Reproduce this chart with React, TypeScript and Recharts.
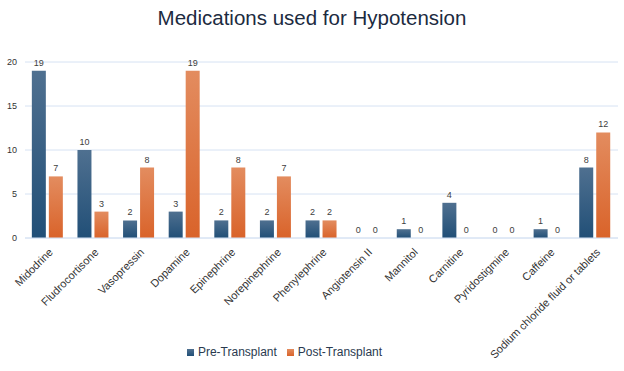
import React from "react";
import { BarChart, Bar, XAxis, YAxis, CartesianGrid, Legend, LabelList } from "recharts";

const categories = [
  "Midodrine",
  "Fludrocortisone",
  "Vasopressin",
  "Dopamine",
  "Epinephrine",
  "Norepinephrine",
  "Phenylephrine",
  "Angiotensin II",
  "Mannitol",
  "Carnitine",
  "Pyridostigmine",
  "Caffeine",
  "Sodium chloride fluid or tablets",
];
const preTransplant = [19, 10, 2, 3, 2, 2, 2, 0, 1, 4, 0, 1, 8];
const postTransplant = [7, 3, 8, 19, 8, 7, 2, 0, 0, 0, 0, 0, 12];
const yTicks = [0, 5, 10, 15, 20];

const data = categories.map((name, i) => ({
  name,
  pre: preTransplant[i],
  post: postTransplant[i],
}));

const FONT = "'Liberation Sans', Arial, sans-serif";

const XTick = (props: any) => {
  const { x, y, payload } = props;
  return (
    <g transform={`translate(${x + 3},${y + 4})`}>
      <text
        transform="rotate(-45)"
        textAnchor="end"
        dominantBaseline="central"
        fontSize={11}
        fill="#333"
        fontFamily={FONT}
      >
        {payload.value}
      </text>
    </g>
  );
};

const legendOrder = (item: any) => (item.dataKey === "pre" ? 0 : 1);

export default function App() {
  return (
    <div style={{ position: "absolute", left: 0, top: 0, width: 624, height: 371, background: "#fff", fontFamily: FONT }}>
      <svg width={0} height={0} style={{ position: "absolute" }}>
        <defs>
          <linearGradient id="gPre" x1="0" y1="0" x2="0" y2="1">
            <stop offset="0%" stopColor="#4f7090" />
            <stop offset="100%" stopColor="#214f77" />
          </linearGradient>
          <linearGradient id="gPost" x1="0" y1="0" x2="0" y2="1">
            <stop offset="0%" stopColor="#e38c5f" />
            <stop offset="100%" stopColor="#d9632a" />
          </linearGradient>
        </defs>
      </svg>
      <div
        style={{
          position: "absolute",
          top: 6,
          left: 0,
          width: 624,
          textAlign: "center",
          fontSize: 20.5,
          color: "#1c2b3f",
          fontFamily: FONT,
        }}
      >
        Medications used for Hypotension
      </div>
      <BarChart
        width={624}
        height={371}
        data={data}
        margin={{ top: 62, right: 6, bottom: 0, left: 5 }}
        barCategoryGap="15%"
        barGap={3}
      >
        <CartesianGrid vertical={false} stroke="#d6e2f3" />
        <XAxis
          dataKey="name"
          interval={0}
          tick={<XTick />}
          tickLine={false}
          axisLine={{ stroke: "#d6e2f3" }}
          height={107}
        />
        <YAxis
          domain={[0, 20]}
          ticks={yTicks}
          width={20}
          tickLine={false}
          axisLine={false}
          tick={{ fontSize: 9, fill: "#333", fontFamily: FONT }}
        />
        <Legend
          verticalAlign="bottom"
          height={26}
          iconType="square"
          iconSize={7}
          itemSorter={legendOrder}
          wrapperStyle={{ fontSize: 12, fontFamily: FONT, left: -17 }}
          formatter={(v: string) => <span style={{ color: "#2a3a4f" }}>{v}</span>}
        />
        <Bar dataKey="pre" name="Pre-Transplant" fill="url(#gPre)" legendType="square" isAnimationActive={false} minPointSize={0.01}>
          <LabelList dataKey="pre" position="top" fontSize={9} fill="#404040" fontFamily={FONT} />
        </Bar>
        <Bar dataKey="post" name="Post-Transplant" fill="url(#gPost)" legendType="square" isAnimationActive={false} minPointSize={0.01}>
          <LabelList dataKey="post" position="top" fontSize={9} fill="#404040" fontFamily={FONT} />
        </Bar>
      </BarChart>
    </div>
  );
}
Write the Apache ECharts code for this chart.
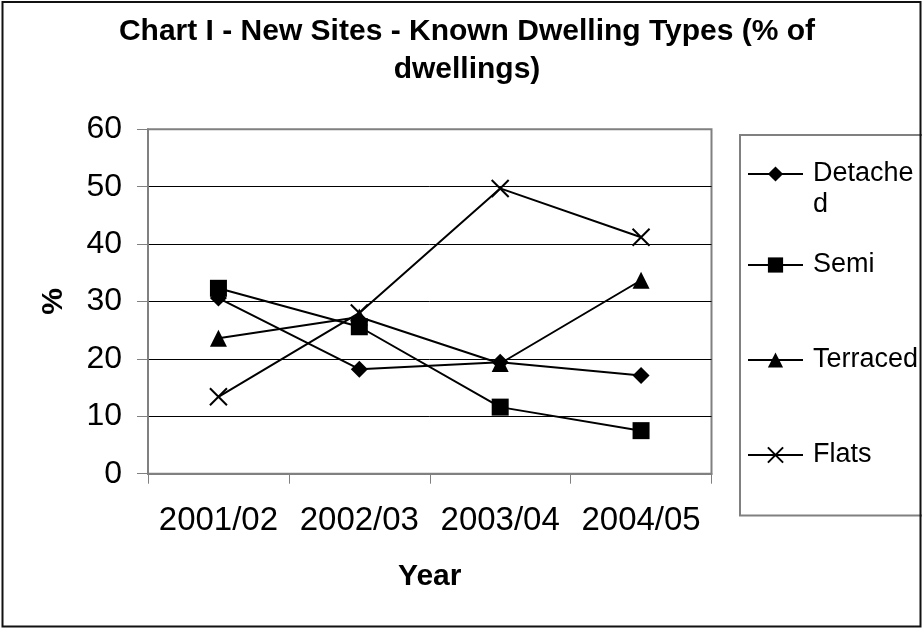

Short problem
In the listing, find all lines with the string "this" and copy them.

Response to the task
Reproduce this chart with React, TypeScript and Recharts.
Write the Apache ECharts code for this chart.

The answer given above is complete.